Material for this task =
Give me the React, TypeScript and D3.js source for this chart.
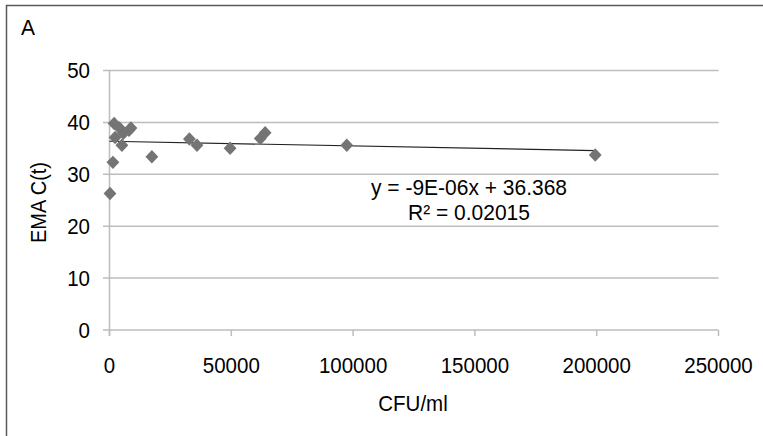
import React, { useEffect } from "react";
import * as d3 from "d3";

const xValues = [200, 1400, 1900, 2300, 4100, 5100, 5700, 8000, 8800, 17400, 32800, 35900, 49500, 61900, 63900, 97400, 199400];
const yValues = [26.3, 32.3, 39.8, 37.1, 38.9, 35.6, 37.9, 38.5, 38.9, 33.4, 36.8, 35.6, 35.0, 36.9, 38.0, 35.6, 33.7];
const xTicks = [0, 50000, 100000, 150000, 200000, 250000];
const yTicks = [0, 10, 20, 30, 40, 50];
const slope = -9e-6;
const intercept = 36.368;
const eqText = "y = -9E-06x + 36.368";
const r2Text = "R² = 0.02015";

const W = 763;
const H = 436;
const FONT = "'Liberation Sans', Arial, sans-serif";

function T(props: { x: number; y: number; anchor?: string; size?: number; children: React.ReactNode; sy?: number }) {
  const sy = props.sy ?? 1.08;
  return (
    <text
      transform={`translate(${props.x},${props.y}) scale(1,${sy})`}
      textAnchor={props.anchor ?? "start"}
      fontFamily={FONT}
      fontSize={props.size ?? 20.5}
      fill="#000"
    >
      {props.children}
    </text>
  );
}

export default function App() {
  useEffect(() => {
    document.body.style.margin = "0";
  }, []);

  const x = d3.scaleLinear().domain([0, 250000]).range([109.5, 718.5]);
  const y = d3.scaleLinear().domain([0, 50]).range([330, 70.5]);

  const xMin = 0;
  const xMax = d3.max(xValues) as number;
  const line = d3.line<number>().x((d) => x(d)).y((d) => y(slope * d + intercept));

  const diamond = d3.symbol().type(d3.symbolDiamond2 ?? d3.symbolDiamond).size(105)();

  return (
    <svg width={W} height={H} style={{ display: "block", background: "#fff" }}>
      <rect x={6.5} y={5.5} width={W + 20} height={H + 20} fill="#fff" stroke="#595959" strokeWidth={1.5} />
      <T x={21} y={35} size={21}>A</T>

      {yTicks.map((t) => (
        <g key={"y" + t}>
          <line x1={103} x2={x(250000)} y1={y(t)} y2={y(t)} stroke="#bdbdbd" strokeWidth={1.5} />
          <T x={90} y={y(t) + 7.5} anchor="end">
            {t}
          </T>
        </g>
      ))}
      <line x1={x(0)} x2={x(0)} y1={y(50)} y2={y(0) + 6} stroke="#bdbdbd" strokeWidth={1.5} />
      {xTicks.map((t) => (
        <g key={"x" + t}>
          <line x1={x(t)} x2={x(t)} y1={y(0)} y2={y(0) + 6} stroke="#bdbdbd" strokeWidth={1.5} />
          <T x={x(t)} y={372.5} anchor="middle">
            {t}
          </T>
        </g>
      ))}

      <path d={line([xMin, xMax]) || ""} fill="none" stroke="#222" strokeWidth={1.2} />

      {xValues.map((v, i) => (
        <path
          key={"p" + i}
          d={diamond || ""}
          transform={`translate(${x(v)},${y(yValues[i])}) scale(1,1.05)`}
          fill="#747474"
        />
      ))}

      <T x={469} y={195} anchor="middle" size={21} sy={1.03}>
        {eqText}
      </T>
      <T x={469} y={220} anchor="middle" size={21} sy={1.03}>
        {r2Text}
      </T>

      <T x={413} y={410.5} anchor="middle">
        CFU/ml
      </T>
      <text
        transform={`translate(46,202.5) rotate(-90) scale(1.0,1.08)`}
        textAnchor="middle"
        fontFamily={FONT}
        fontSize={20}
        fill="#000"
      >
        EMA C(t)
      </text>
    </svg>
  );
}
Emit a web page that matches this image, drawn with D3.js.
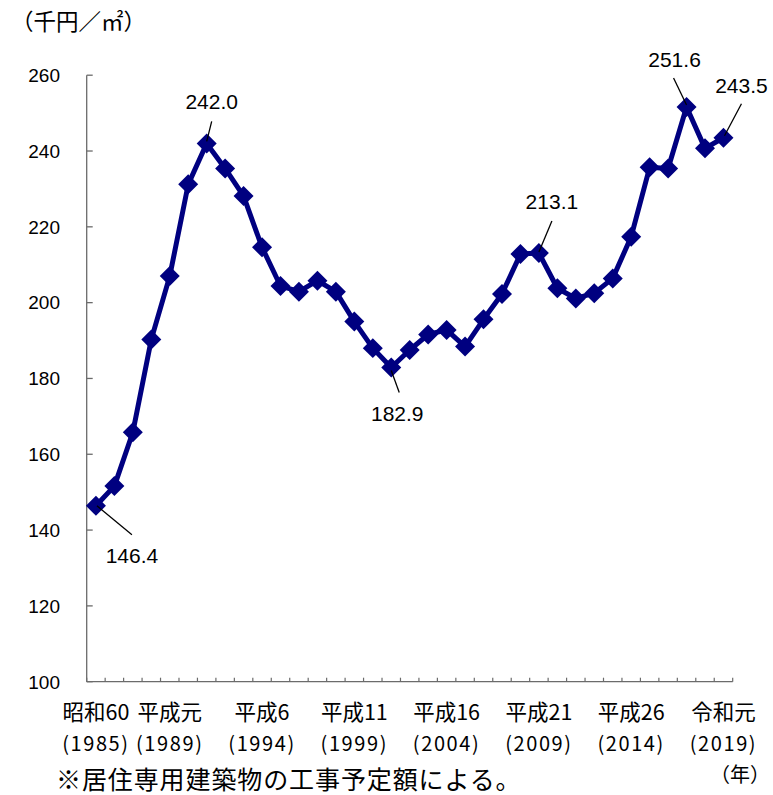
<!DOCTYPE html>
<html lang="ja">
<head>
<meta charset="utf-8">
<script src="https://cdn.jsdelivr.net/npm/d3@7"></script>
<style>
  html, body { margin: 0; padding: 0; background: #fff; }
  svg { display: block; }
</style>
</head>
<body>
<svg id="chart" width="773" height="795"></svg>
<script>
// 建築工事費（居住専用建築物）の推移 — 千円／㎡
const years = d3.range(1985, 2020);
const values = [
  146.4, 151.6, 165.8, 190.3, 207.0, 231.2, 242.0, 235.4, 228.1, 214.6,
  204.4, 202.9, 205.8, 202.9, 195.0, 188.0, 182.9, 187.5, 191.6, 192.8,
  188.4, 195.6, 202.3, 212.8, 213.1, 203.8, 201.1, 202.5, 206.4, 217.4,
  235.7, 235.4, 251.6, 240.7, 243.5
];
const yTicks = [100, 120, 140, 160, 180, 200, 220, 240, 260];

// 目盛りラベル（和暦・西暦）
const eraYears = [1985, 1989, 1994, 1999, 2004, 2009, 2014, 2019];
const eraNames = ["昭和60", "平成元", "平成6", "平成11", "平成16", "平成21", "平成26", "令和元"];
const eraWestern = ["(1985)", "(1989)", "(1994)", "(1999)", "(2004)", "(2009)", "(2014)", "(2019)"];

// 値を表示する年
const labeledYears = [1985, 1991, 2001, 2009, 2017, 2019];

const unitText = "（千円／㎡）";
const yearUnitText = "（年）";
const noteText = "※居住専用建築物の工事予定額による。";

// ---- レイアウト ----
const plot = { left: 86.7, right: 732.7, top: 75.2, bottom: 681.7 };
const lineColor = "#000080";
const axisColor = "#6b6b6b";
const jpFont = "'Noto Sans CJK JP', sans-serif";
const numFont = "'Liberation Sans', Arial, sans-serif";

// ラベル位置（点からのずれ）と引き出し線の両端
const labelPlacement = {
  1985: { tx: 36, ty: 50, l1: [1, 0], l2: [36, 29] },
  1991: { tx: 5, ty: -42, l1: [0, -2], l2: [5, -22] },
  2001: { tx: 6, ty: 46, l1: [0, 3], l2: [8, 25] },
  2009: { tx: 13, ty: -52, l1: [0, -1], l2: [13, -32] },
  2017: { tx: -12, ty: -48, l1: [0, -2], l2: [-13, -29] },
  2019: { tx: 18, ty: -52, l1: [1, -2], l2: [18, -34] }
};

const svg = d3.select("#chart");

const x = d3.scaleBand()
  .domain(years)
  .range([plot.left, plot.right])
  .paddingInner(0)
  .paddingOuter(0);

const y = d3.scaleLinear()
  .domain([100, 260])
  .range([plot.bottom, plot.top]);

const cx = yr => x(yr) + x.bandwidth() / 2;

// Y軸
const yAxis = svg.append("g").attr("transform", `translate(${plot.left},0)`);
yAxis.append("line")
  .attr("x1", 0).attr("x2", 0)
  .attr("y1", y(260)).attr("y2", y(100))
  .attr("stroke", axisColor).attr("stroke-width", 1.3);
yAxis.selectAll("line.tick")
  .data(yTicks)
  .join("line")
  .attr("class", "tick")
  .attr("x1", 0).attr("x2", 6)
  .attr("y1", d => y(d)).attr("y2", d => y(d))
  .attr("stroke", axisColor).attr("stroke-width", 1.3);
svg.append("g").selectAll("text")
  .data(yTicks)
  .join("text")
  .attr("x", 60)
  .attr("y", d => y(d))
  .attr("dy", "0.36em")
  .attr("text-anchor", "end")
  .attr("font-family", numFont)
  .attr("font-size", 19)
  .attr("fill", "#000")
  .text(d => d);

// X軸（区切り目盛り）
const xAxis = svg.append("g").attr("transform", `translate(0,${plot.bottom})`);
xAxis.append("line")
  .attr("x1", plot.left).attr("x2", plot.right)
  .attr("y1", 0).attr("y2", 0)
  .attr("stroke", axisColor).attr("stroke-width", 1.3);
const boundaries = years.map(yr => x(yr)).concat([plot.right]);
xAxis.selectAll("line.tick")
  .data(boundaries)
  .join("line")
  .attr("class", "tick")
  .attr("x1", d => d).attr("x2", d => d)
  .attr("y1", 0).attr("y2", -4)
  .attr("stroke", axisColor).attr("stroke-width", 1.2);

// X軸ラベル
const xl = svg.append("g")
  .attr("font-family", jpFont)
  .attr("fill", "#000")
  .attr("text-anchor", "middle");
xl.selectAll("text.era")
  .data(eraYears)
  .join("text")
  .attr("class", "era")
  .attr("x", d => cx(d))
  .attr("y", 719.5)
  .attr("font-size", 21.5)
  .text((d, i) => eraNames[i]);
xl.selectAll("text.west")
  .data(eraYears)
  .join("text")
  .attr("class", "west")
  .attr("x", d => cx(d))
  .attr("y", 751)
  .attr("font-size", 20)
  .attr("letter-spacing", 1.6)
  .text((d, i) => eraWestern[i]);

// 折れ線
const data = years.map((yr, i) => ({ year: yr, value: values[i] }));
svg.append("path")
  .datum(data)
  .attr("fill", "none")
  .attr("stroke", lineColor)
  .attr("stroke-width", 5)
  .attr("stroke-linejoin", "round")
  .attr("d", d3.line().x(d => cx(d.year)).y(d => y(d.value)));

// マーカー（ひし形）
const diamond = d3.symbol().type(d3.symbolSquare).size(200);
svg.append("g").selectAll("path")
  .data(data)
  .join("path")
  .attr("d", diamond)
  .attr("transform", d => `translate(${cx(d.year)},${y(d.value)}) rotate(45)`)
  .attr("fill", lineColor);

// 値ラベルと引き出し線
const labeled = data.filter(d => labeledYears.includes(d.year));
const lg = svg.append("g");
lg.selectAll("line")
  .data(labeled)
  .join("line")
  .attr("x1", d => cx(d.year) + labelPlacement[d.year].l1[0])
  .attr("y1", d => y(d.value) + labelPlacement[d.year].l1[1])
  .attr("x2", d => cx(d.year) + labelPlacement[d.year].l2[0])
  .attr("y2", d => y(d.value) + labelPlacement[d.year].l2[1])
  .attr("stroke", "#000")
  .attr("stroke-width", 1.3);
lg.selectAll("text")
  .data(labeled)
  .join("text")
  .attr("x", d => cx(d.year) + labelPlacement[d.year].tx)
  .attr("y", d => y(d.value) + labelPlacement[d.year].ty)
  .attr("dy", "0.36em")
  .attr("text-anchor", "middle")
  .attr("font-family", numFont)
  .attr("font-size", 21)
  .attr("fill", "#000")
  .text(d => d.value.toFixed(1));

// 単位・注記
svg.append("text")
  .attr("x", 11).attr("y", 30)
  .attr("font-family", jpFont)
  .attr("font-size", 22.5)
  .attr("fill", "#000")
  .text(unitText);
svg.append("text")
  .attr("x", 770).attr("y", 782)
  .attr("text-anchor", "end")
  .attr("font-family", jpFont)
  .attr("font-size", 20)
  .attr("fill", "#000")
  .text(yearUnitText);
svg.append("text")
  .attr("x", 56).attr("y", 789)
  .attr("font-family", jpFont)
  .attr("font-size", 25)
  .attr("letter-spacing", 0.9)
  .attr("fill", "#000")
  .text(noteText);
</script>
</body>
</html>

What is required =
Emit the lines of the material exactly, from its first line to the line containing "const line = d3.line<number>().x((d)", inclusive; leave every picture out.

Result =
Give me the React, TypeScript and D3.js source for this chart.
import React, { useEffect } from "react";
import * as d3 from "d3";

const xValues = [200, 1400, 1900, 2300, 4100, 5100, 5700, 8000, 8800, 17400, 32800, 35900, 49500, 61900, 63900, 97400, 199400];
const yValues = [26.3, 32.3, 39.8, 37.1, 38.9, 35.6, 37.9, 38.5, 38.9, 33.4, 36.8, 35.6, 35.0, 36.9, 38.0, 35.6, 33.7];
const xTicks = [0, 50000, 100000, 150000, 200000, 250000];
const yTicks = [0, 10, 20, 30, 40, 50];
const slope = -9e-6;
const intercept = 36.368;
const eqText = "y = -9E-06x + 36.368";
const r2Text = "R² = 0.02015";

const W = 763;
const H = 436;
const FONT = "'Liberation Sans', Arial, sans-serif";

function T(props: { x: number; y: number; anchor?: string; size?: number; children: React.ReactNode; sy?: number }) {
  const sy = props.sy ?? 1.08;
  return (
    <text
      transform={`translate(${props.x},${props.y}) scale(1,${sy})`}
      textAnchor={props.anchor ?? "start"}
      fontFamily={FONT}
      fontSize={props.size ?? 20.5}
      fill="#000"
    >
      {props.children}
    </text>
  );
}

export default function App() {
  useEffect(() => {
    document.body.style.margin = "0";
  }, []);

  const x = d3.scaleLinear().domain([0, 250000]).range([109.5, 718.5]);
  const y = d3.scaleLinear().domain([0, 50]).range([330, 70.5]);

  const xMin = 0;
  const xMax = d3.max(xValues) as number;
  const line = d3.line<number>().x((d) => x(d)).y((d) => y(slope * d + intercept));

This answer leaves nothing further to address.